The company. Photo credit: Danny Kaan.
He also cast it, of course, drawing together an ensemble of 19 performers, many with an extensive Sondheim pedigree. These include most notably a real Broadway Baby, the beloved Bernadette Peters (astonishingly making her West End debut for an extended run at the age of 75, who originated roles in the original outings of Sondheim’s Sunday in the Park with George and Into the Woods on Broadway), Janie Dee (who was a brilliant Phyllis in London’s last Follies at the National in 2018 and 2019) and Bonnie Langford (the original Baby June, when she was just eight in the London premiere of Gypsy in 1973), all of whom also appeared in the 2022 one-night gala.
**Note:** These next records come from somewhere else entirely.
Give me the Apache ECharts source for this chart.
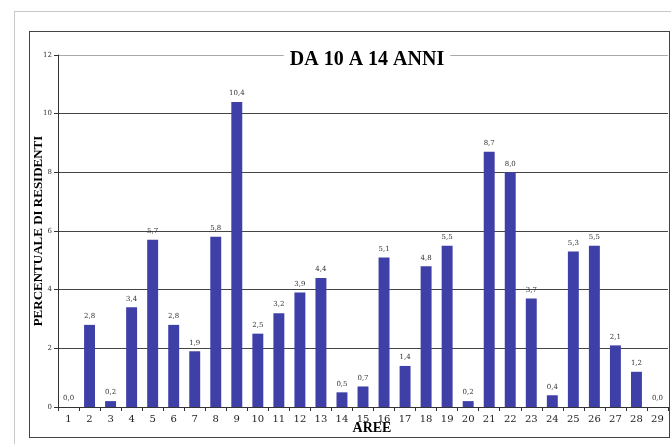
<!DOCTYPE html>
<html><head><meta charset="utf-8">
<script src="https://cdn.jsdelivr.net/npm/echarts@6/dist/echarts.min.js"></script>
<style>
html,body{margin:0;padding:0;background:#fff;}
#outer{position:absolute;left:14px;top:11px;width:680px;height:440px;border:1px solid #c8c8c8;box-sizing:border-box;}
#inner{position:absolute;left:29px;top:31px;width:641px;height:407px;border:1px solid #444;box-sizing:border-box;background:#fff;}
#c{position:absolute;left:0;top:0;width:671px;height:444px;}
</style>
</head><body>
<div id="outer"></div>
<div id="inner"></div>
<div id="c"></div>
<script>
const categories = ['1','2','3','4','5','6','7','8','9','10','11','12','13','14','15','16','17','18','19','20','21','22','23','24','25','26','27','28','29'];
const values = [0.0,2.8,0.2,3.4,5.7,2.8,1.9,5.8,10.4,2.5,3.2,3.9,4.4,0.5,0.7,5.1,1.4,4.8,5.5,0.2,8.7,8.0,3.7,0.4,5.3,5.5,2.1,1.2,0.0];
const yTicks = [0,2,4,6,8,10,12];

const serif = '"DejaVu Serif", "Liberation Serif", serif';
const chart = echarts.init(document.getElementById('c'), null, {renderer:'canvas'});
chart.setOption({
  animation:false,
  backgroundColor:'transparent',
  grid:{left:58,right:3,top:55,bottom:37,containLabel:false},
  title:{
    text:'DA 10 A 14 ANNI',
    left:361, top:48, textAlign:'center',
    backgroundColor:'#fff', padding:[2,6],
    textStyle:{fontFamily:'"Liberation Serif", serif',fontWeight:'bold',fontSize:20,color:'#000'}
  },
  xAxis:{
    type:'category',
    data:categories,
    name:'AREE',
    nameLocation:'middle',
    nameGap:14,
    nameMoveOverlap:false,
    nameTextStyle:{fontFamily:'"Liberation Serif", serif',fontWeight:'bold',fontSize:14,color:'#000',padding:[0,0,0,18]},
    axisLine:{lineStyle:{color:'#333',width:1}},
    axisTick:{show:true,alignWithLabel:false,length:4,lineStyle:{color:'#333'}},
    axisLabel:{fontFamily:serif,fontSize:10,color:'#222',margin:7,interval:0}
  },
  yAxis:{
    type:'value',
    min:0,max:12,interval:2,
    name:'PERCENTUALE DI RESIDENTI',
    nameLocation:'middle',
    nameGap:13,
    nameMoveOverlap:false,
    nameRotate:90,
    nameTextStyle:{fontFamily:'"Liberation Serif", serif',fontWeight:'bold',fontSize:13,color:'#000'},
    axisLine:{show:true,lineStyle:{color:'#333',width:1}},
    axisTick:{show:true,length:4,lineStyle:{color:'#333'}},
    axisLabel:{fontFamily:serif,fontSize:7,color:'#333',margin:6,formatter:v=>yTicks.includes(v)?String(v):''},
    splitLine:{show:true,lineStyle:{color:['#444','#444','#444','#444','#444','#444','#aaa'],width:1}}
  },
  series:[{
    type:'bar',
    data:values,
    barWidth:'52%',
    itemStyle:{color:'#3f3fa8'},
    label:{
      show:true,position:'top',distance:5,
      fontFamily:serif,fontSize:7,color:'#333',
      formatter:p=>p.value.toFixed(1).replace('.',',')
    }
  }]
});
</script>
</body></html>
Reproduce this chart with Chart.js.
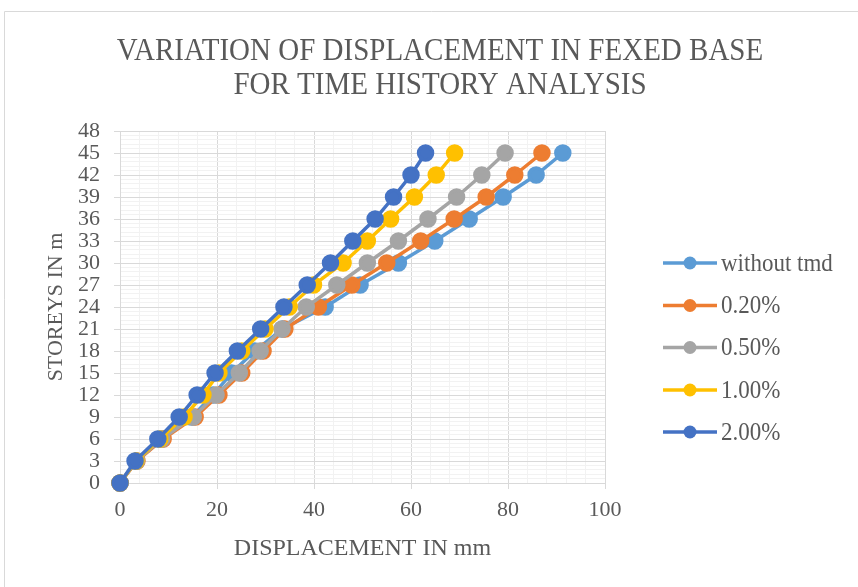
<!DOCTYPE html>
<html>
<head>
<meta charset="utf-8">
<script src="https://cdn.jsdelivr.net/npm/chart.js@4.4.1/dist/chart.umd.min.js"></script>
<style>
  html, body { margin: 0; padding: 0; background: #ffffff; }
  #wrap { width: 858px; height: 587px; position: relative; }
</style>
</head>
<body>
<div id="wrap"><canvas id="chart" width="858" height="587"></canvas></div>
<script>
// Storey heights (m) and roof displacement (mm) for each damping ratio
const storeys      = [0, 3, 6, 9, 12, 15, 18, 21, 24, 27, 30, 33, 36, 39, 42, 45];
const withoutTmd   = [0, 3.4, 8.6, 14.8, 19.2, 23.0, 27.8, 33.5, 42.3, 49.5, 57.4, 64.9, 72.0, 79.0, 85.8, 91.3];
const tmd020       = [0, 3.5, 8.9, 15.5, 20.4, 25.1, 29.5, 34.0, 40.9, 47.8, 55.0, 62.0, 68.9, 75.5, 81.4, 87.0];
const tmd050       = [0, 3.4, 8.6, 15.1, 19.8, 24.6, 28.9, 33.4, 38.4, 44.7, 51.0, 57.4, 63.5, 69.4, 74.6, 79.4];
const tmd100       = [0, 3.3, 8.2, 13.2, 17.1, 20.4, 25.1, 29.9, 34.9, 39.9, 46.0, 51.0, 55.8, 60.7, 65.2, 69.0];
const tmd200       = [0, 3.1, 7.8, 12.2, 15.9, 19.6, 24.2, 29.0, 33.8, 38.6, 43.4, 48.0, 52.6, 56.4, 60.0, 63.0];

const seriesNames  = ['without tmd', '0.20%', '0.50%', '1.00%', '2.00%'];
const seriesValues = [withoutTmd, tmd020, tmd050, tmd100, tmd200];
const seriesColors = ['#5B9BD5', '#ED7D31', '#A5A5A5', '#FFC000', '#4472C4'];

const xTickLabels  = [0, 20, 40, 60, 80, 100];
const yTickLabels  = [0, 3, 6, 9, 12, 15, 18, 21, 24, 27, 30, 33, 36, 39, 42, 45, 48];
const titleLines   = ['VARIATION OF DISPLACEMENT IN FEXED BASE', 'FOR TIME HISTORY ANALYSIS'];
const xAxisTitle   = 'DISPLACEMENT IN mm';
const yAxisTitle   = 'STOREYS IN m';

const FONT = "'Liberation Serif', 'Times New Roman', serif";
const TEXT = '#595959';
const MAJOR = '#D9D9D9';
const MINOR = '#F2F2F2';

const isMajorY = v => yTickLabels.includes(Math.round(v * 10) / 10);
const isMajorX = v => xTickLabels.includes(Math.round(v * 10) / 10);

const datasets = seriesNames.map((name, i) => ({
  label: name,
  data: storeys.map((s, k) => ({ x: seriesValues[i][k], y: s })),
  showLine: true,
  clip: false,
  borderColor: seriesColors[i],
  backgroundColor: seriesColors[i],
  pointBackgroundColor: seriesColors[i],
  pointBorderColor: seriesColors[i],
  borderWidth: 3.5,
  pointRadius: 7,
  pointHoverRadius: 7,
  tension: 0,
  order: seriesNames.length - i   // later series sit on top
}));

// Draws text slightly taller than wide, like the heading type
function tallText(ctx, text, x, y, stretch) {
  ctx.save();
  ctx.translate(x, y);
  ctx.scale(1, stretch);
  ctx.fillText(text, 0, 0);
  ctx.restore();
}

// Chart frame, two-line heading and the line-and-marker key on the right
const decorations = {
  id: 'decorations',
  beforeDraw(chart) {
    const ctx = chart.ctx;
    ctx.save();
    ctx.strokeStyle = MAJOR;
    ctx.lineWidth = 1;
    ctx.beginPath();
    ctx.moveTo(4.5, 600);
    ctx.lineTo(4.5, 11.5);
    ctx.lineTo(870, 11.5);
    ctx.stroke();
    ctx.restore();
  },
  afterDraw(chart) {
    const ctx = chart.ctx;
    ctx.save();
    ctx.fillStyle = TEXT;
    ctx.textAlign = 'center';
    ctx.textBaseline = 'middle';
    ctx.font = '29px ' + FONT;
    titleLines.forEach((t, i) => tallText(ctx, t, 440, 51 + i * 34, 1.12));

    const rows = [263, 305.5, 347.5, 390, 432];
    chart.data.datasets.forEach((ds, i) => {
      const y = rows[i];
      ctx.strokeStyle = ds.borderColor;
      ctx.lineWidth = 3.5;
      ctx.beginPath();
      ctx.moveTo(663, y);
      ctx.lineTo(717, y);
      ctx.stroke();
      ctx.fillStyle = ds.borderColor;
      ctx.beginPath();
      ctx.arc(690, y, 6.5, 0, Math.PI * 2);
      ctx.fill();
      ctx.fillStyle = TEXT;
      ctx.textAlign = 'left';
      ctx.font = '23px ' + FONT;
      tallText(ctx, ds.label, 721, y + 1, 1.08);
    });
    ctx.restore();
  }
};

new Chart(document.getElementById('chart'), {
  type: 'scatter',
  data: { datasets },
  options: {
    responsive: false,
    devicePixelRatio: 1,
    animation: false,
    events: [],
    layout: { padding: { left: 0, top: 131, right: 253, bottom: 0 } },
    plugins: {
      legend: { display: false },
      title: { display: false },
      tooltip: { enabled: false }
    },
    scales: {
      x: {
        type: 'linear',
        min: 0, max: 100,
        afterFit(scale) { scale.height = 104; },
        border: { color: MAJOR, width: 1 },
        grid: {
          color: c => isMajorX(c.tick.value) ? MAJOR : MINOR,
          tickColor: c => isMajorX(c.tick.value) ? MAJOR : 'rgba(0,0,0,0)',
          tickLength: 6,
          lineWidth: 1
        },
        ticks: {
          stepSize: 4,
          maxTicksLimit: 100,
          autoSkip: false,
          maxRotation: 0,
          padding: 8,
          color: TEXT,
          font: { family: FONT, size: 22 },
          callback: v => isMajorX(v) ? String(Math.round(v)) : ''
        },
        title: {
          display: true,
          text: xAxisTitle,
          color: TEXT,
          font: { family: FONT, size: 24 },
          padding: { top: 0, bottom: 24 }
        }
      },
      y: {
        type: 'linear',
        min: 0, max: 48,
        afterFit(scale) { scale.width = 120; },
        border: { color: MAJOR, width: 1 },
        grid: {
          color: c => isMajorY(c.tick.value) ? MAJOR : MINOR,
          tickColor: c => isMajorY(c.tick.value) ? MAJOR : 'rgba(0,0,0,0)',
          tickLength: 6,
          lineWidth: 1
        },
        ticks: {
          stepSize: 0.6,
          maxTicksLimit: 100,
          autoSkip: false,
          padding: 14,
          color: TEXT,
          font: { family: FONT, size: 22 },
          callback: v => isMajorY(v) ? String(Math.round(v)) : ''
        },
        title: {
          display: true,
          text: yAxisTitle,
          color: TEXT,
          font: { family: FONT, size: 22 },
          padding: { top: 43, bottom: 0 }
        }
      }
    }
  },
  plugins: [decorations]
});
</script>
</body>
</html>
They are joined by such performers with a serious Sondheim pedigree of their own as Richard Dempsey (Jack in the UK premiere of Into the Woods at the Phoenix in 1990), Clare Burt (who appeared in the National Theatre’s UK premiere of Sunday in the Park with George, also in 1990), Joanna Riding (Anne Egerman in the National’s revival of A Little Night Music in 1995), Jeremy Secomb (who played the title role in a production of Sweeney Todd that transferred after originating in 2014 in an actual pie shop in Tooting to Shaftesbury Avenue and then off-Broadway), and Damian Humbley (Charley Kringas in Merrily We Roll Along at the Menier in 2012 which subsequently transferred to the West End, and is about to return to Broadway in the same production).
In a handsomely staged production overseen by Matthew Bourne, “side by side” with Julia McKenzie and with choreography by Stephen Mear, an unstoppable parade of Sondheim’s greatest hits follows. The treats are too many to list, but there’s a roaring “I’m Still Here” (from Follies), performed by Bonnie Langford who has truly paid her dues to this number about long-term show-business resilience and survival; “Could I Leave You?” (also Follies), performed by Gavin Lee, which is still fresh today; and – best of all for me – Janie Dee performing a pointed and hilarious “The Boy from …” (co-written with Mary Rodgers for a 1966 off-Broadway revue called The Mad Show).
There are several featured turns from jointly billed headliners Bernadette Peters (including “Send in the Clowns” from A Little Night Music and “Losing My Mind” from Follies, both of which she has previously performed in Broadway revivals of each) and Lea Salonga (who punches “The Worst Pies in London” from Sweeney Todd and a blazing “Everything’s Coming Up Roses” from Gypsy into the musical theatre stratosphere, as well as a haunting “Loving You” from Passion).
Clare Burt – a late stand-in for Haydn Gwynne, who did the 2022 gala but was forced to withdraw during rehearsals – does stellar work throughout, and is simply sensational performing “The Ladies who Lunch” from Company; while the peerless Joanna Riding offers a stunning “Getting Married Today”, also from Company.
And a brassy onstage orchestra under Alfonso Casado Trigo provide one of the musical highlights when they open the second act with the tremendous overture to Merrily We Roll Along. These performances ensure that the evening becomes more than the sum of its mostly unsurprising but always enjoyable parts.